Write the data out again exactly, with no pictures.

-- DATASET EXCERPT start --

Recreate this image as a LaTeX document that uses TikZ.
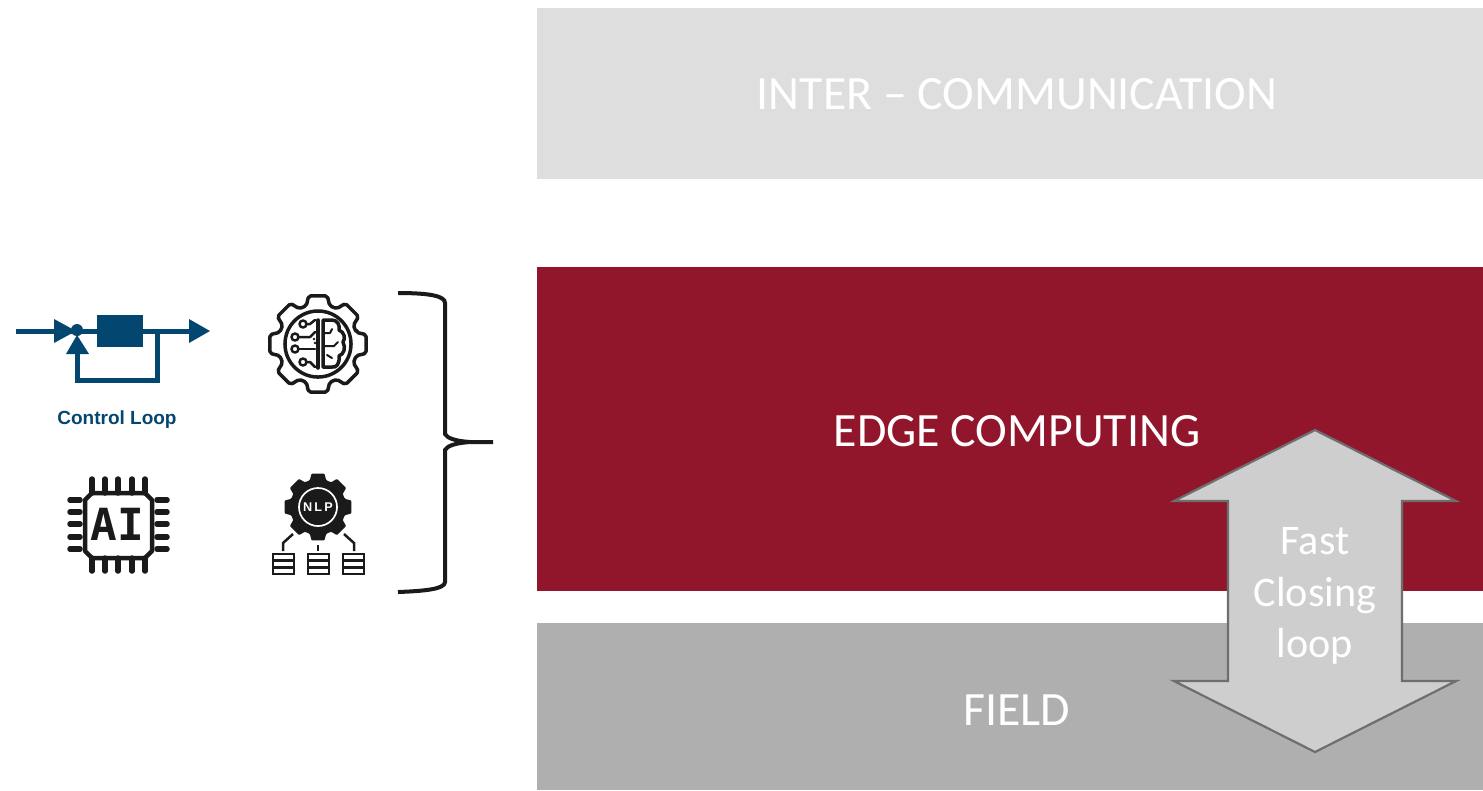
\documentclass[tikz,border=0pt]{standalone}
\usepackage{fontspec}
\setmainfont{Carlito}
\newfontfamily\iconfont{Liberation Sans}
\newfontfamily\chipfont{DejaVu Sans Mono}
\definecolor{bandlight}{HTML}{DEDEDE}
\definecolor{bandred}{HTML}{91162C}
\definecolor{bandgrey}{HTML}{AFAFAF}
\definecolor{loopfill}{HTML}{CECECE}
\definecolor{loopedge}{HTML}{6E6E6E}
\definecolor{loopblue}{HTML}{03466F}
\definecolor{iconblack}{HTML}{1A1A1A}
\tikzset{
	bandtext/.style={text=white,font=\fontsize{13.6}{14.7}\selectfont,inner sep=0pt,align=center},
	blueline/.style={draw=loopblue,line width=0.05cm},
	bluehead/.style={fill=loopblue},
	iconline/.style={draw=iconblack,line width=0.035cm,line cap=round,line join=round},
	chipline/.style={draw=iconblack,line width=0.055cm,line cap=round,line join=round},
	stackline/.style={draw=iconblack,line width=0.025cm},
}
\begin{document}
\begin{tikzpicture}[x=0.01cm,y=-0.01cm]
		\useasboundingbox (0,0) rectangle (1483,790);
		% bands
		\fill[bandlight] (537,8) rectangle (1483,179);
		\fill[bandred] (537,267) rectangle (1483,591);
		\fill[bandgrey] (537,623) rectangle (1483,790);
		\node[bandtext] (inter) at (1017,94) {INTER -- COMMUNICATION};
		\node[bandtext] (edge) at (1017,431) {EDGE COMPUTING};
		\node[bandtext] (field) at (1017,710) {FIELD};

		% double arrow
		\draw[draw=loopedge,fill=loopfill,line width=0.022cm] (1315,430) -- (1456,501) -- (1402,501) -- (1402,681) -- (1456,681) -- (1315,752) -- (1174,681) -- (1228,681) -- (1228,501) -- (1174,501) -- cycle;
		\node[bandtext,font=\fontsize{12}{14.7}\selectfont] (fastloop) at (1315,596) {Fast\\Closing\\loop};

		% brace
		\draw[draw=iconblack,line width=0.04cm] (398,293) .. controls (430,293) and (445,296) .. (445,303) -- (445,434) .. controls (447,438) and (455,441) .. (470,442) -- (493,442) -- (470,442) .. controls (455,443) and (447,446) .. (445,450) -- (445,582) .. controls (445,589) and (425,591) .. (398,592);

		% control loop icon
		\draw[blueline] (16,331) -- (190,331);
		\draw[blueline] (157,331) -- (157,380) -- (77,380) -- (77,350);
		\fill[bluehead] (54,319) -- (76,331) -- (54,343) -- cycle;
		\fill[bluehead] (77,330) circle (0.06cm);
		\fill[bluehead] (66,354) -- (77,335) -- (89,354) -- cycle;
		\fill[bluehead] (97,315) rectangle (143,347);
		\fill[bluehead] (189,319) -- (210,331) -- (189,343) -- cycle;
		\node[text=loopblue,font=\iconfont\bfseries\fontsize{5.4}{7}\selectfont,inner sep=0pt] (looplabel) at (117,420) {Control Loop};

		% brain gear icon
		\begin{scope}[shift={(318,344)}]
			\draw[iconline,rounded corners=0.02cm] (-17:40) \foreach \a in {0,45,...,315} { -- (\a-17:40) -- (\a-11:49) -- (\a+11:49) -- (\a+17:40)} -- cycle;
			\draw[iconline] (0,0) circle (0.33cm);
			\draw[iconline] (0,-24) -- (0,24);
			\draw[iconline] (5,-24) -- (14,-24) .. controls (20,-24) and (22,-18) .. (21,-14) .. controls (26,-12) and (28,-6) .. (25,-2) .. controls (28,4) and (26,10) .. (21,12) .. controls (22,20) and (18,24) .. (14,23) -- (5,23) -- cycle;
			\draw[iconline,line width=0.02cm] (5,-11) -- (12,-11) -- (14,-15);
			\draw[iconline,line width=0.02cm] (5,2) -- (16,2) -- (20,-2);
			\draw[iconline,line width=0.02cm] (9,11) -- (14,14);
			\foreach \px/\py in {-15/-20,-23/-7,-23/5,-15/18} {
				\draw[iconline,line width=0.025cm] (\px,\py) circle (0.035cm);
			}
			\draw[iconline,line width=0.025cm] (-11,-20) -- (-8,-20) -- (-3,-24);
			\draw[iconline,line width=0.025cm] (-19,-7) -- (-8,-7) -- (-3,-12);
			\draw[iconline,line width=0.025cm] (-19,5) -- (-3,5);
			\draw[iconline,line width=0.025cm] (-11,18) -- (-8,18) -- (-3,23);
			\fill[iconblack] (-4,-5) circle (0.013cm);
			\fill[iconblack] (-3,-1) circle (0.013cm);
		\end{scope}

		% AI chip icon
		\draw[chipline,line width=0.045cm] (92,493) -- (145,493) -- (152,500) -- (152,551) -- (145,558) -- (92,558) -- (85,551) -- (85,500) -- cycle;
		\foreach \px in {92,105,118,132,145} {
			\draw[chipline] (\px,479) -- (\px,493);
			\draw[chipline] (\px,558) -- (\px,571);
		}
		\foreach \py in {500,512,524,537,549} {
			\draw[chipline] (70,\py) -- (80,\py);
			\draw[chipline] (157,\py) -- (167,\py);
		}
		\node[text=iconblack,font=\chipfont\bfseries\fontsize{12.6}{14}\selectfont,inner sep=0pt] (chiplabel) at (117,524) {AI};

		% NLP gear icon
		\begin{scope}[shift={(318,507)}]
			\fill[iconblack,rounded corners=0.01cm] (-17:28) \foreach \a in {0,45,...,315} { -- (\a-17:28) -- (\a-11:34) -- (\a+11:34) -- (\a+17:28)} -- cycle;
			\draw[white,line width=0.017cm] (0,0) circle (0.19cm);
			\node[text=white,font=\iconfont\bfseries\fontsize{3.6}{4}\selectfont,inner sep=0pt] (nlplabel) at (0,0) {N\,L\,P};
		\end{scope}
		\draw[stackline] (293,534) -- (283,543) -- (283,551);
		\draw[stackline] (318,545) -- (318,551);
		\draw[stackline] (344,534) -- (354,543) -- (354,551);
		\foreach \px in {273,308,343} {
			\draw[stackline] (\px,554) rectangle (\px+21,574);
			\draw[stackline] (\px,560.7) -- (\px+21,560.7);
			\draw[stackline] (\px,567.3) -- (\px+21,567.3);
		}
	\end{tikzpicture}
\end{document}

-- DATASET EXCERPT end --

### COMPLETE RESPONSE
Recreate this image as a LaTeX document that uses TikZ.
\documentclass[tikz,border=0pt]{standalone}
\usepackage{fontspec}
\setmainfont{Carlito}
\newfontfamily\iconfont{Liberation Sans}
\newfontfamily\chipfont{DejaVu Sans Mono}
\definecolor{bandlight}{HTML}{DEDEDE}
\definecolor{bandred}{HTML}{91162C}
\definecolor{bandgrey}{HTML}{AFAFAF}
\definecolor{loopfill}{HTML}{CECECE}
\definecolor{loopedge}{HTML}{6E6E6E}
\definecolor{loopblue}{HTML}{03466F}
\definecolor{iconblack}{HTML}{1A1A1A}
\tikzset{
	bandtext/.style={text=white,font=\fontsize{13.6}{14.7}\selectfont,inner sep=0pt,align=center},
	blueline/.style={draw=loopblue,line width=0.05cm},
	bluehead/.style={fill=loopblue},
	iconline/.style={draw=iconblack,line width=0.035cm,line cap=round,line join=round},
	chipline/.style={draw=iconblack,line width=0.055cm,line cap=round,line join=round},
	stackline/.style={draw=iconblack,line width=0.025cm},
}
\begin{document}
\begin{tikzpicture}[x=0.01cm,y=-0.01cm]
		\useasboundingbox (0,0) rectangle (1483,790);
		% bands
		\fill[bandlight] (537,8) rectangle (1483,179);
		\fill[bandred] (537,267) rectangle (1483,591);
		\fill[bandgrey] (537,623) rectangle (1483,790);
		\node[bandtext] (inter) at (1017,94) {INTER -- COMMUNICATION};
		\node[bandtext] (edge) at (1017,431) {EDGE COMPUTING};
		\node[bandtext] (field) at (1017,710) {FIELD};

		% double arrow
		\draw[draw=loopedge,fill=loopfill,line width=0.022cm] (1315,430) -- (1456,501) -- (1402,501) -- (1402,681) -- (1456,681) -- (1315,752) -- (1174,681) -- (1228,681) -- (1228,501) -- (1174,501) -- cycle;
		\node[bandtext,font=\fontsize{12}{14.7}\selectfont] (fastloop) at (1315,596) {Fast\\Closing\\loop};

		% brace
		\draw[draw=iconblack,line width=0.04cm] (398,293) .. controls (430,293) and (445,296) .. (445,303) -- (445,434) .. controls (447,438) and (455,441) .. (470,442) -- (493,442) -- (470,442) .. controls (455,443) and (447,446) .. (445,450) -- (445,582) .. controls (445,589) and (425,591) .. (398,592);

		% control loop icon
		\draw[blueline] (16,331) -- (190,331);
		\draw[blueline] (157,331) -- (157,380) -- (77,380) -- (77,350);
		\fill[bluehead] (54,319) -- (76,331) -- (54,343) -- cycle;
		\fill[bluehead] (77,330) circle (0.06cm);
		\fill[bluehead] (66,354) -- (77,335) -- (89,354) -- cycle;
		\fill[bluehead] (97,315) rectangle (143,347);
		\fill[bluehead] (189,319) -- (210,331) -- (189,343) -- cycle;
		\node[text=loopblue,font=\iconfont\bfseries\fontsize{5.4}{7}\selectfont,inner sep=0pt] (looplabel) at (117,420) {Control Loop};

		% brain gear icon
		\begin{scope}[shift={(318,344)}]
			\draw[iconline,rounded corners=0.02cm] (-17:40) \foreach \a in {0,45,...,315} { -- (\a-17:40) -- (\a-11:49) -- (\a+11:49) -- (\a+17:40)} -- cycle;
			\draw[iconline] (0,0) circle (0.33cm);
			\draw[iconline] (0,-24) -- (0,24);
			\draw[iconline] (5,-24) -- (14,-24) .. controls (20,-24) and (22,-18) .. (21,-14) .. controls (26,-12) and (28,-6) .. (25,-2) .. controls (28,4) and (26,10) .. (21,12) .. controls (22,20) and (18,24) .. (14,23) -- (5,23) -- cycle;
			\draw[iconline,line width=0.02cm] (5,-11) -- (12,-11) -- (14,-15);
			\draw[iconline,line width=0.02cm] (5,2) -- (16,2) -- (20,-2);
			\draw[iconline,line width=0.02cm] (9,11) -- (14,14);
			\foreach \px/\py in {-15/-20,-23/-7,-23/5,-15/18} {
				\draw[iconline,line width=0.025cm] (\px,\py) circle (0.035cm);
			}
			\draw[iconline,line width=0.025cm] (-11,-20) -- (-8,-20) -- (-3,-24);
			\draw[iconline,line width=0.025cm] (-19,-7) -- (-8,-7) -- (-3,-12);
			\draw[iconline,line width=0.025cm] (-19,5) -- (-3,5);
			\draw[iconline,line width=0.025cm] (-11,18) -- (-8,18) -- (-3,23);
			\fill[iconblack] (-4,-5) circle (0.013cm);
			\fill[iconblack] (-3,-1) circle (0.013cm);
		\end{scope}

		% AI chip icon
		\draw[chipline,line width=0.045cm] (92,493) -- (145,493) -- (152,500) -- (152,551) -- (145,558) -- (92,558) -- (85,551) -- (85,500) -- cycle;
		\foreach \px in {92,105,118,132,145} {
			\draw[chipline] (\px,479) -- (\px,493);
			\draw[chipline] (\px,558) -- (\px,571);
		}
		\foreach \py in {500,512,524,537,549} {
			\draw[chipline] (70,\py) -- (80,\py);
			\draw[chipline] (157,\py) -- (167,\py);
		}
		\node[text=iconblack,font=\chipfont\bfseries\fontsize{12.6}{14}\selectfont,inner sep=0pt] (chiplabel) at (117,524) {AI};

		% NLP gear icon
		\begin{scope}[shift={(318,507)}]
			\fill[iconblack,rounded corners=0.01cm] (-17:28) \foreach \a in {0,45,...,315} { -- (\a-17:28) -- (\a-11:34) -- (\a+11:34) -- (\a+17:28)} -- cycle;
			\draw[white,line width=0.017cm] (0,0) circle (0.19cm);
			\node[text=white,font=\iconfont\bfseries\fontsize{3.6}{4}\selectfont,inner sep=0pt] (nlplabel) at (0,0) {N\,L\,P};
		\end{scope}
		\draw[stackline] (293,534) -- (283,543) -- (283,551);
		\draw[stackline] (318,545) -- (318,551);
		\draw[stackline] (344,534) -- (354,543) -- (354,551);
		\foreach \px in {273,308,343} {
			\draw[stackline] (\px,554) rectangle (\px+21,574);
			\draw[stackline] (\px,560.7) -- (\px+21,560.7);
			\draw[stackline] (\px,567.3) -- (\px+21,567.3);
		}
	\end{tikzpicture}
\end{document}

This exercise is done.